Challenger Cities Salon - Montreal edition
Culture, Infrastructure and the Trouble with Becoming Like Everyone Else
Every other North American city is trying to become Montreal. But is Montreal trying to become every other North American city?
Montreal has almost accidentally preserved what other cities are spending fortunes to recover ... affordable creative space, genuine street life, cultural friction and a bilingual identity that resists easy branding. The question is whether that's a culture, a policy or just an accident waiting to be corrected?
Some say Montreal has lost some of its swagger ... the city that built the world's biggest comedy festival, a global creative economy and a reputation for mischief has, somewhere along the way, gotten somewhat cautious, or at least less audacious.
But swagger alone won't save it.

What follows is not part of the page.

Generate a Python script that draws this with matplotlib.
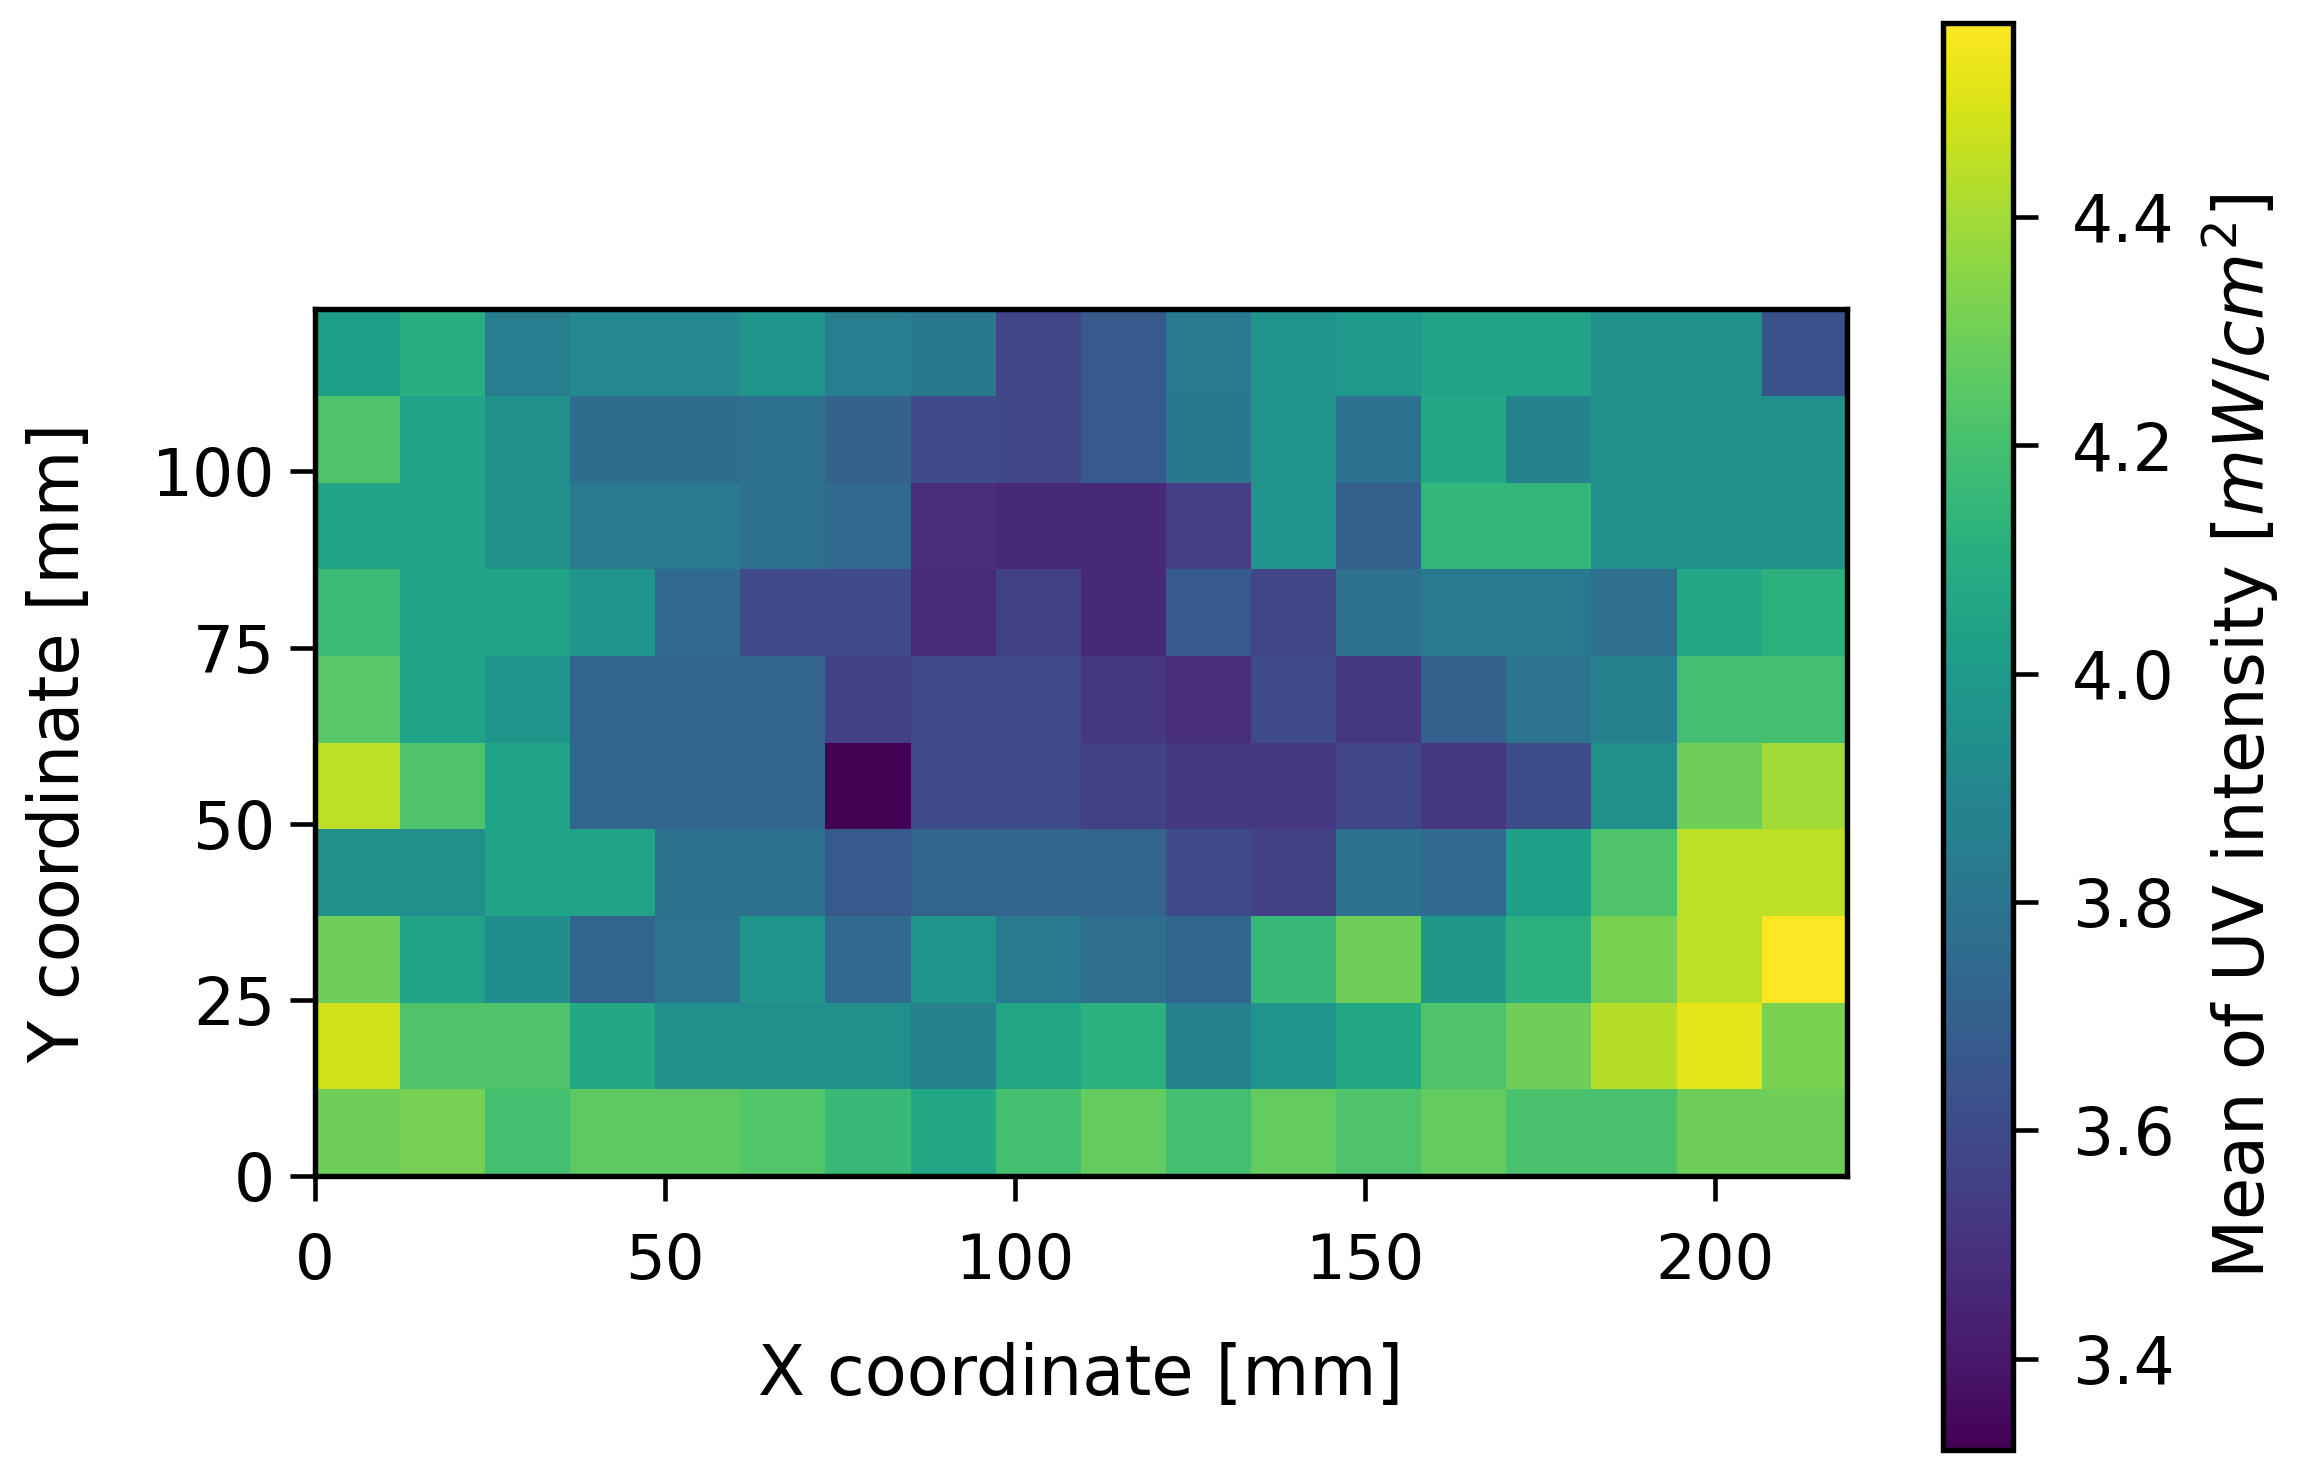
import numpy as np
import matplotlib
matplotlib.use("Agg")
import matplotlib.pyplot as plt

# grid of UV intensity means, rows listed from top (y ~ 117 mm) to bottom (y ~ 6 mm)
uv_rows_top_down = [
    [4.01, 4.11, 3.845, 3.91, 3.91, 3.97, 3.845, 3.82, 3.57, 3.67, 3.83, 3.96, 3.995, 4.045, 4.045, 3.945, 3.945, 3.63],
    [4.22, 4.045, 3.945, 3.76, 3.76, 3.78, 3.71, 3.60, 3.58, 3.67, 3.82, 3.96, 3.78, 4.07, 3.88, 3.945, 3.945, 3.945],
    [4.045, 4.045, 3.945, 3.83, 3.83, 3.78, 3.745, 3.48, 3.46, 3.46, 3.545, 3.96, 3.695, 4.145, 4.145, 3.945, 3.945, 3.945],
    [4.17, 4.045, 4.045, 3.97, 3.745, 3.60, 3.60, 3.47, 3.56, 3.46, 3.67, 3.58, 3.78, 3.83, 3.83, 3.77, 4.07, 4.12],
    [4.245, 4.045, 3.97, 3.72, 3.72, 3.72, 3.56, 3.60, 3.60, 3.52, 3.48, 3.60, 3.52, 3.695, 3.795, 3.86, 4.195, 4.195],
    [4.445, 4.22, 4.045, 3.72, 3.72, 3.72, 3.32, 3.60, 3.60, 3.56, 3.52, 3.52, 3.58, 3.52, 3.61, 3.945, 4.295, 4.395],
    [3.945, 3.945, 4.045, 4.045, 3.78, 3.78, 3.67, 3.72, 3.72, 3.72, 3.60, 3.56, 3.78, 3.745, 4.02, 4.22, 4.445, 4.445],
    [4.295, 4.045, 3.93, 3.72, 3.795, 3.97, 3.745, 3.97, 3.83, 3.77, 3.73, 4.16, 4.295, 3.98, 4.12, 4.32, 4.445, 4.57],
    [4.48, 4.22, 4.22, 4.07, 3.945, 3.945, 3.945, 3.86, 4.06, 4.12, 3.86, 3.96, 4.07, 4.22, 4.295, 4.43, 4.52, 4.32],
    [4.295, 4.31, 4.195, 4.26, 4.26, 4.23, 4.16, 4.07, 4.195, 4.27, 4.195, 4.27, 4.22, 4.27, 4.21, 4.21, 4.295, 4.295],
]
x_extent_mm = 218.9
y_extent_mm = 123.0
x_ticks = [0, 50, 100, 150, 200]
y_ticks = [0, 25, 50, 75, 100]
cbar_ticks = [3.4, 3.6, 3.8, 4.0, 4.2, 4.4]


def main():
    uv = np.flipud(np.array(uv_rows_top_down))
    n_rows, n_cols = uv.shape
    x_edges = np.linspace(0, x_extent_mm, n_cols + 1)
    y_edges = np.linspace(0, y_extent_mm, n_rows + 1)

    fig = plt.figure(figsize=(2297 / 300, 1473 / 300), dpi=300)
    ax = fig.add_axes([0.137, 0.2016, 0.667, 0.5884])
    cax = fig.add_axes([0.846, 0.0156, 0.0305, 0.969])

    mesh = ax.pcolormesh(x_edges, y_edges, uv, cmap="viridis")
    ax.set_xlim(0, x_extent_mm)
    ax.set_ylim(0, y_extent_mm)
    ax.set_xticks(x_ticks)
    ax.set_yticks(y_ticks)
    ax.tick_params(axis="x", labelsize=15, length=6, width=1.1, pad=7.5)
    ax.tick_params(axis="y", labelsize=15.5, length=6, width=1.1, pad=3.5)
    ax.set_xlabel("X coordinate [mm]", fontsize=16.5, labelpad=12)
    ax.set_ylabel("Y coordinate [mm]", fontsize=16.5, labelpad=14)
    for sp in ax.spines.values():
        sp.set_linewidth(1.3)

    cbar = fig.colorbar(mesh, cax=cax)
    cbar.set_ticks(cbar_ticks)
    cbar.ax.tick_params(labelsize=15.5, length=6, width=1.1, pad=8)
    cbar.outline.set_linewidth(1.3)
    cbar.set_label("Mean of UV intensity $[mW/cm^2]$", fontsize=16.5, labelpad=6)

    fig.savefig("out.png", dpi=300)


if __name__ == '__main__':
    main()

Culture needs infrastructure to survive as in those affordable rents for the people who make the work, outlets for the work to find an audience, transit and connectivity that bring the right people in without turning the city into a backdrop for everyone else's holiday.
The trick is calibration. Good cultural cities are just out of the way enough. A little friction can be a feature. That doesn't mean a high-speed rail line to Toronto would be bad, it means the question isn't whether to connect, but how to connect without smoothing away the texture that makes Montreal worth connecting to.
In the room:
Greg Lindsay - futurist, on what the screen economy hasn't yet colonised in Montreal, and whether the city knows it well enough to protect it.
Jacquelyn West - cultural place developer, on what it actually costs to keep creative space alive, in both languages.
Andy Nulman - co-founder of Just For Laughs and PACT, on what Montreal does when it stops being afraid.
Mathieu Grondin - Global Nightlife Advocate and First Nightlife Commissioner in Canada
Phil Tabah - Founder and Publisher of TheMain.com, redefining local media publications
Plus others TBC - somewhere between media, civic technology and hardcore infrastructure.
Salon format, small room, no panel, or slides, and expect polite disagreement.